Guided speculation has all but replaced verified, on-site professional news reporting backed by independent fact-checking. Television news content is now composed of celebrity-styled panels and green screens. All content is delivered through the prism of politics, specifically right (conservative) versus left (liberal). It seems the only sacrosanct requirement for guided speculation is a highly partisan spin on information, laced with plentiful innuendo and little more. Endless contradictions, misstatements, and demonstrably false narratives from both sides of the aisle go unchecked in news venues, whether broadcast, cable, radio, or print.
So whose fault is that?
It is us consumers, hands down. Most of us are all too aware that partisanship in the news has gone rogue, but apparently we don’t care because we continue to tune in, then parrot what we hear as our own viewpoint without a second thought. Not only is that just sad; it is dangerous to our republic. Devotion to party over principle absolutely erodes our most important characteristics as Americans: critical thinking, healthy skepticism of government and authority, open and robust debate, problem-solving with accountability, and the capacity to navigate our diverse perspectives and differences of opinion amicably, even productively.

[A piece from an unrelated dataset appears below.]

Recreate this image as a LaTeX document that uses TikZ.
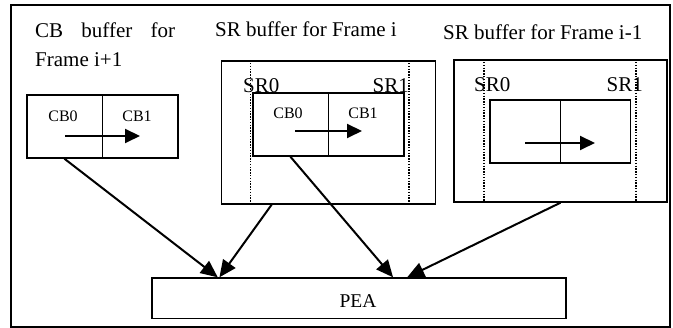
\documentclass[tikz,border=0pt]{standalone}
\usepackage{fontspec}
\setmainfont{Liberation Serif}
\usetikzlibrary{arrows.meta,calc}
\tikzset{
  box/.style={draw,line width=1.4pt,inner sep=0pt,rectangle},
  lbl/.style={inner sep=0pt,font=\fontsize{21}{24}\selectfont},
  small/.style={inner sep=0pt,font=\fontsize{16}{19}\selectfont},
  flow/.style={line width=2pt,-{Triangle[length=17pt,width=15pt]}},
  harrow/.style={line width=2pt,-{Triangle[length=15pt,width=14pt]}},
  sep/.style={line width=1.4pt},
  dots/.style={line width=1.6pt,dash pattern=on 1.4pt off 1.4pt},
}
\begin{document}
\begin{tikzpicture}[x=1pt,y=-1pt]
\useasboundingbox (0,0) rectangle (673,328);
% outer frame
\node[box,line width=1.2pt,minimum width=659pt,minimum height=322pt] (frame) at (340.5,166) {};
% titles
\node[lbl,anchor=base west] (t1) at (35,38) {\makebox[140pt][s]{CB buffer for}};
\node[lbl,anchor=base west] (t1b) at (35,67) {Frame i+1};
\node[lbl,anchor=base west] (t2) at (215,37) {SR buffer for Frame i};
\node[lbl,anchor=base west] (t3) at (443,40) {SR buffer for Frame i-1};
% CB buffer for frame i+1
\node[box,minimum width=151pt,minimum height=63pt] (cb) at (102.5,126.5) {};
\draw[sep] (cb.north) -- (cb.south);
\node[small,anchor=base] (cb0a) at (63,122) {CB0};
\node[small,anchor=base] (cb1a) at (137,122) {CB1};
\coordinate (a1s) at (65,136);
\coordinate (a1e) at (140,136);
\draw[harrow] (a1s) -- (a1e);
% SR buffer for frame i
\node[box,minimum width=214pt,minimum height=143pt] (sri) at (328.5,132.5) {};
\draw[dots] ([xshift=29.5pt]sri.north west) -- ([xshift=29.5pt]sri.south west);
\draw[dots] ([xshift=-27.5pt]sri.north east) -- ([xshift=-27.5pt]sri.south east);
\node[lbl,anchor=base west] (sr0a) at (243,93) {SR0};
\node[lbl,anchor=base east] (sr1a) at (409,93) {SR1};
\node[box,fill=white,minimum width=151pt,minimum height=63pt] (sriin) at (328.5,124.5) {};
\draw[sep] (sriin.north) -- (sriin.south);
\node[small,anchor=base] (cb0b) at (288,119) {CB0};
\node[small,anchor=base] (cb1b) at (363,119) {CB1};
\coordinate (a2s) at (295,131);
\coordinate (a2e) at (362,131);
\draw[harrow] (a2s) -- (a2e);
% SR buffer for frame i-1
\node[box,minimum width=213pt,minimum height=142pt] (srp) at (560.5,131) {};
\draw[dots] ([xshift=30.5pt]srp.north west) -- ([xshift=30.5pt]srp.south west);
\draw[dots] ([xshift=-31.5pt]srp.north east) -- ([xshift=-31.5pt]srp.south east);
\node[lbl,anchor=base west] (sr0b) at (474,92) {SR0};
\node[lbl,anchor=base east] (sr1b) at (643,92) {SR1};
\node[box,fill=white,minimum width=140.5pt,minimum height=63pt] (srpin) at (560.25,131.5) {};
\draw[sep] (srpin.north) -- (srpin.south);
\coordinate (a3s) at (525,143);
\coordinate (a3e) at (595,143);
\draw[harrow] (a3s) -- (a3e);
% PEA
\node[box,minimum width=414pt,minimum height=40.5pt] (pea) at (359,298.25) {};
\node[inner sep=0pt,font=\fontsize{19.5}{23}\selectfont,anchor=base] (pealbl) at (358,308) {PEA};
% connectors
\draw[flow] ($(cb.south west)!0.25!(cb.south east)$) -- ($(pea.north west)!0.16!(pea.north east)$);
\draw[flow] ($(sri.south west)!0.236!(sri.south east)$) -- ($(pea.north west)!0.164!(pea.north east)$);
\draw[flow] ($(sriin.south west)!0.25!(sriin.south east)$) -- ($(pea.north west)!0.582!(pea.north east)$);
\draw[flow] (srp.south) -- ($(pea.north west)!0.616!(pea.north east)$);
\end{tikzpicture}
\end{document}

Guided speculation masquerading as news has one primary mission: to keep the partisan divide alive. As long as viewers continue to pick a side, Democrat or Republican, the status quo is ultimately protected. The 1 percent keeps its stranglehold on the economy via ever-increasing control of resources; career politicians continue to be re-elected in spite of their dismally poor performance; the government bureaucracy continues to grow, requiring more taxes and/or borrowing to operate; and the American people continue to play an ever-decreasing role in their own governance while still paying the freight for government activities – many that defy morality and common sense, reflecting misguided systemic priorities.
So once again, the path to civic/political empowerment is to get involved locally. There is plenty of need for watchdogs and civic participation at the local level, specifically county and city business. Honestly, if we can’t manage understanding and engagement with our local affairs, then we are delusional to believe we can be effective at the state or federal level. County and city affairs offer the best chance of learning how government works, and what our responsibilities include as residents and taxpayers to sustain America’s republic. We the people have the most important role of all because our governance is predicated on each and every one of us, on our rights as individuals. Politicians and bureaucrats govern with our consent, not the other way around. Keep this gross civic negligence up, and history will remember us as one of the most irresponsible, self-absorbed, unimaginative, lazy, and corrupted generations that ever lived. Wouldn’t that be lovely?